One example is the addition of solar panels to the tops of trucks that operate in sunny markets. The panels serve as a secondary source of power for the liftgates, meaning drivers don’t need to keep their engines running in order to power those devices.
Last year, GSF put down deposits on several of Tesla’s Semi trucks. While those won’t be delivered until the fourth quarter of 2019, GSF is going to test the waters by adding a few to their fleet. This kind of real-world operation will ultimately benefit all fleets, giving both automakers and fleet managers a chance to see how technology will shape the industry of the future.
That said, Wolpert noted that he is doing it knowing the technology isn’t yet perfect. “We are constantly vetting what’s worth our time, energy, and risk,” he said. “In Tesla’s case, the rationale was if electric will be viable option, we need to be involved.”
One thing Wolpert is watching closely, however, is range. He anticipates deploying the Tesla trucks in regions with more dense delivery schedules. Improving the range is something Tesla is actively working on before the trucks ship next year, he said, but some concerns remain.
“I personally own a Tesla, so I understand that highway speeds and hill-climbing cause the actual range for a full battery charge to be different than the stated range advertised,” he explained. “Part of our Tesla truck testing will be to understand in a stop-start environment how the range will be impacted.

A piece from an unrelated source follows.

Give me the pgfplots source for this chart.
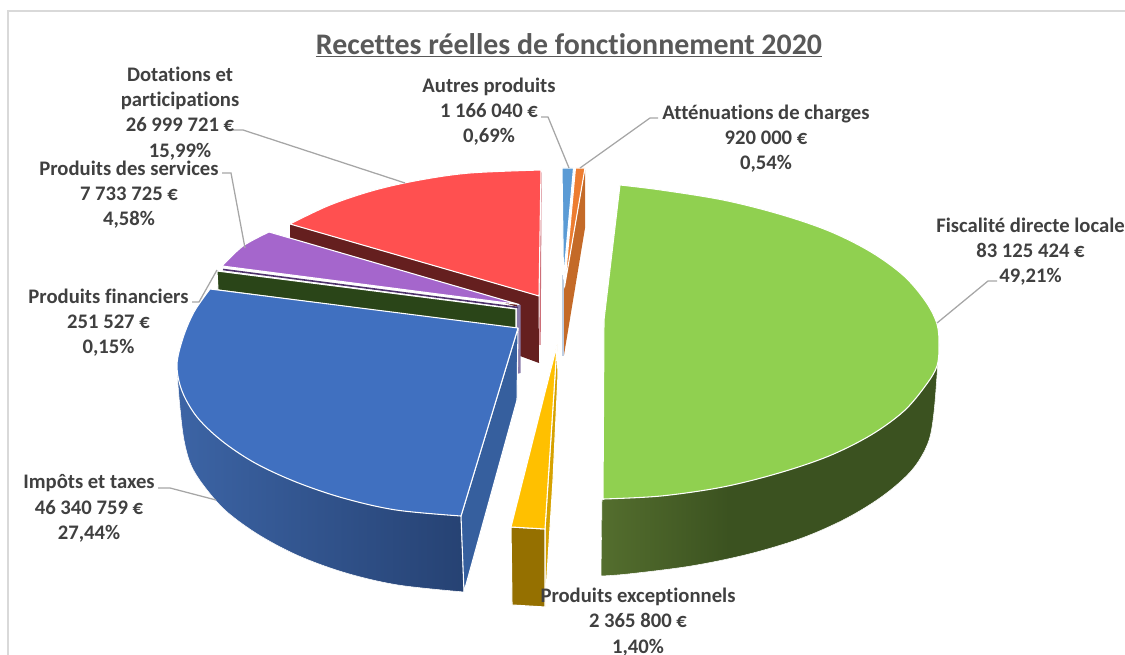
\documentclass[border=0pt]{standalone}
\usepackage{pgfplots}
\pgfplotsset{compat=1.18}
\usepackage{fontspec}
\setmainfont[Ligatures=CommonOff]{Carlito}
\definecolor{txt}{HTML}{404040}
\definecolor{titlec}{HTML}{595959}
\definecolor{leader}{HTML}{A6A6A6}
\definecolor{vert}{RGB}{144,208,80}
\definecolor{vertA}{RGB}{84,110,46}
\definecolor{vertB}{RGB}{59,82,32}
\definecolor{bleu}{RGB}{64,112,192}
\definecolor{bleuA}{RGB}{60,100,165}
\definecolor{bleuB}{RGB}{38,66,115}
\definecolor{bleucoupe}{HTML}{365F9E}
\definecolor{rouge}{HTML}{FF5050}
\definecolor{rougecoupe}{HTML}{651F1F}
\definecolor{rougebord}{RGB}{205,110,120}
\definecolor{violet}{HTML}{A566CC}
\definecolor{violetcoupe}{RGB}{78,50,108}
\definecolor{violetbord}{RGB}{138,124,170}
\definecolor{vertcoupe}{HTML}{2A4518}
\definecolor{jaune}{HTML}{FFC000}
\definecolor{jaunecoupe}{HTML}{D6A200}
\definecolor{jaunebord}{HTML}{957000}
\definecolor{orange}{HTML}{ED7D31}
\definecolor{orangecoupe}{HTML}{C46A28}
\definecolor{bleuclair}{HTML}{5B9BD5}
\definecolor{bleupale}{RGB}{190,205,225}
% the rim of the largest slice darkens over its first third, then stays flat
\pgfdeclarehorizontalshading{vertrim}{100bp}{color(0bp)=(vertA); color(25bp)=(vertA); color(44bp)=(vertB); color(100bp)=(vertB)}
\tikzset{lab/.style={font=\bfseries\fontsize{15.5}{18.9}\selectfont,text=txt,align=center,inner sep=0pt}}
\pgfplotsset{
  face/.style={fill=#1,draw=white,line width=0.8pt,line join=round},
  curved/.style={face=#1,smooth,tension=0.55},
  lead/.style={draw=leader,line width=0.95pt}
}
\begin{document}
\begin{tikzpicture}
\clip (0,0) rectangle (843.75pt,491.25pt);
\begin{axis}[
  at={(0,0)},anchor=south west,
  scale only axis,width=843.75pt,height=491.25pt,
  xmin=0,xmax=1125,ymin=0,ymax=655,y dir=reverse,
  hide axis]

% frame of the chart area
\addplot[draw=black!15,line width=1pt] coordinates {(8,655) (8,11) (1125,11)};

% Fiscalite directe locale: rim, then top
\addplot[smooth,tension=0.55,draw=white,line width=0.4pt,shade,shading=vertrim] coordinates {
  (601,576)(628,574)(691,566)(749,554)(802,538)(847,518)(884,495)(912,470)(928,443)(934,412)(938,360)}
  -- (axis cs:602,500) -- cycle;
\addplot[curved=vert] coordinates {
  (620,185)(661,190)(723,200)(779,214)(829,231)(871,252)(904,276)(926,302)(937,324)(939,345)
  (937,366)(926,385)(904,411)(871,435)(829,456)(779,473)(723,487)(661,496)(603,499)}
  -- (axis cs:604,320) -- cycle;

% Autres produits and Attenuations de charges
\addplot[fill=orangecoupe,draw=none] coordinates {(585,170)(585,228)(564,355)(564,290)(585,170)};
\addplot[draw=bleupale,line width=0.8pt] coordinates {(563,275)(563,356)};
\addplot[face=bleuclair] coordinates {(562,168)(573.5,168)(563.5,279)(562,168)};
\addplot[face=orange] coordinates {(575.5,168)(585,168)(564.5,287)(575.5,168)};

% Produits exceptionnels
\addplot[face=jaunecoupe] coordinates {(557,345)(558,375)(553,480)(545,607)(545,529)(557,345)};
\addplot[face=jaunebord] coordinates {(511,527)(545,529)(545,607)(512,605)(511,527)};
\addplot[face=jaune] coordinates {(557,345)(545,529)(511,527)(557,345)};

% Dotations et participations
\addplot[draw=rougebord,line width=1pt] coordinates {(541,172)(540,345)};
\addplot[fill=rougecoupe,draw=none] coordinates {(290,224)(538.5,296)(539,363)(520,356)(518,307)(290,238)(290,224)};
\addplot[curved=rouge] coordinates {
  (290,224)(330,205)(375,190)(420,180)(470,173)(541,170)}
  -- (axis cs:539,296) -- cycle;

% Produits des services and Produits financiers
\addplot[fill=violetbord,draw=none] coordinates {(517,305)(520.5,305)(520.5,373)(517,374)(517,305)};
\addplot[draw=violetcoupe,line width=1.2pt] coordinates {(223,269.5)(518,307.5)};
\addplot[curved=violet] coordinates {
  (222,266)(243,246)(269,232)}
  -- (axis cs:519,304.5) -- cycle;
\addplot[face=vertcoupe] coordinates {(217,271)(516,309)(516,329)(218,290)(217,271)};

% Impots et taxes: rim, cut face, then top
\addplot[smooth,tension=0.55,draw=white,line width=0.4pt,
  left color=bleuA,right color=bleuB] coordinates {
  (177,372)(180,408)(184,440)(191,465)(204,486)(226,511)(259,535)(299,556)(346,573)(398,585)(464,592)}
  -- (axis cs:461,516) -- cycle;
\addplot[face=bleucoupe] coordinates {(518,328)(461,516)(464,592)(517,400)(518,328)};
\addplot[curved=bleu] coordinates {
  (210,289)(194,312)(183,338)(177,365)(182,391)(197,417)(222,441)(255,463)(296,482)(343,498)(396,510)(461,516)}
  -- (axis cs:518,328) -- cycle;

% leader lines
\addplot[lead] coordinates {(233,130)(243,130)(405,183)};
\addplot[lead] coordinates {(222,173)(231,173)(245,248)};
\addplot[lead] coordinates {(192,302)(199,302)(217,270)};
\addplot[lead] coordinates {(158,488)(170,488)(216,500)};
\addplot[lead] coordinates {(541,117)(548,117)(569,168)};
\addplot[lead] coordinates {(658,118)(650,118)(580,168)};
\addplot[lead] coordinates {(937,323)(988,281)(997,281)};

% title and data labels
\node[font=\bfseries\fontsize{22.4}{26}\selectfont,text=titlec,inner sep=0pt] at (axis cs:569,45)
  {\underline{Recettes réelles de fonctionnement 2020}};
\node[lab] at (axis cs:180,113.5) {Dotations et\\participations\\26~999~721~€\\15,99\%};
\node[lab] at (axis cs:489,111.5) {Autres produits\\1~166~040~€\\0,69\%};
\node[lab] at (axis cs:766,138.5) {Atténuations de charges\\920~000~€\\0,54\%};
\node[lab] at (axis cs:1030.5,251.5) {Fiscalité directe locale\\83~125~424~€\\49,21\%};
\node[lab] at (axis cs:129,194.5) {Produits des services\\7~733~725~€\\4,58\%};
\node[lab] at (axis cs:108.5,322.5) {Produits financiers\\251~527~€\\0,15\%};
\node[lab] at (axis cs:89,508.5) {Impôts et taxes\\46~340~759~€\\27,44\%};
\node[lab] at (axis cs:638,622) {Produits exceptionnels\\2~365~800~€\\1,40\%};
\end{axis}
\end{tikzpicture}
\end{document}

If it is on lot for 30 minutes to make a delivery, how does the vehicles’ battery life behave? Is 30 minutes considered unused time? With our type of driving and deliveries what is the life before recharge?”
Wolpert admits the sight of the Golden State Foods logo on Tesla tractor-trailers will undoubtedly add a dash of panache to the company’s commitment to sustainability, but he stressed that the trucks must fit GSF’s usage profile.
“We’re not looking for a marketing effect,” he said. “It’s really about sustainability with a solid fit for our operating needs.”